As I started playing Farewell North, I didn’t find it very adventurey. Sure, it was cool running around as a dog chasing a little blue light around, but the otherwise colorless setting didn’t warm my heart. Then I faced the first obstacles and things got more interesting, and even a little tricky here and there. And when I succeeded in returning color to the first island I visited, it was as if the entire game came to life for me, and the shared magical journey of Chesley and Cailey touched a chord inside me. It’s a very serious game, uncovering deep emotions, but it includes just enough comic relief, like Chesley’s interactions with the wildlife. What at first seemed little more than a cozy exploration game became something resembling a real-life adventure through a jaw-droppingly beautiful land I’d love to visit personally.

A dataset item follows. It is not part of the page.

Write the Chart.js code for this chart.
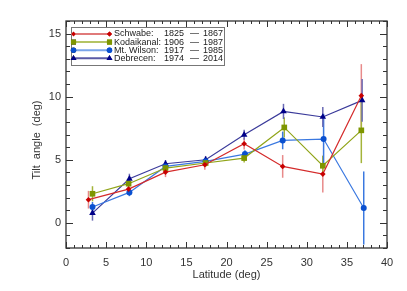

The narrative builds up to a bittersweet finale through a variety of fun gameplay styles as you feel ever more invested in the deep love between woman and dog, making it ideal for animal lovers, nature fans, or anyone who could use a little more color in their own lives. 

Hot take

92%

Farewell North’s beautiful Scottish setting pulls you in with its canine star and cozy gameplay, then immerses you in a touching story about loss and letting go that’s well worth seeing through to the end.

Pros

  • Emotional story is genuinely heart-tugging
  • Beautiful cinematography and stunning graphical rendering of Scottish Highlands and islands
  • Accompanying orchestral score and sounds of nature enliven the scenery
  • A variety of gameplay to keep you entertained
  • Playing as a loyal dog is both fun and rewarding

Cons

  • An in-game map would have been helpful
  • Chesley’s glitchy positions on steep slopes sometimes defy gravity

Johnny played Farewell North on PC using a review code provided by the game’s publisher.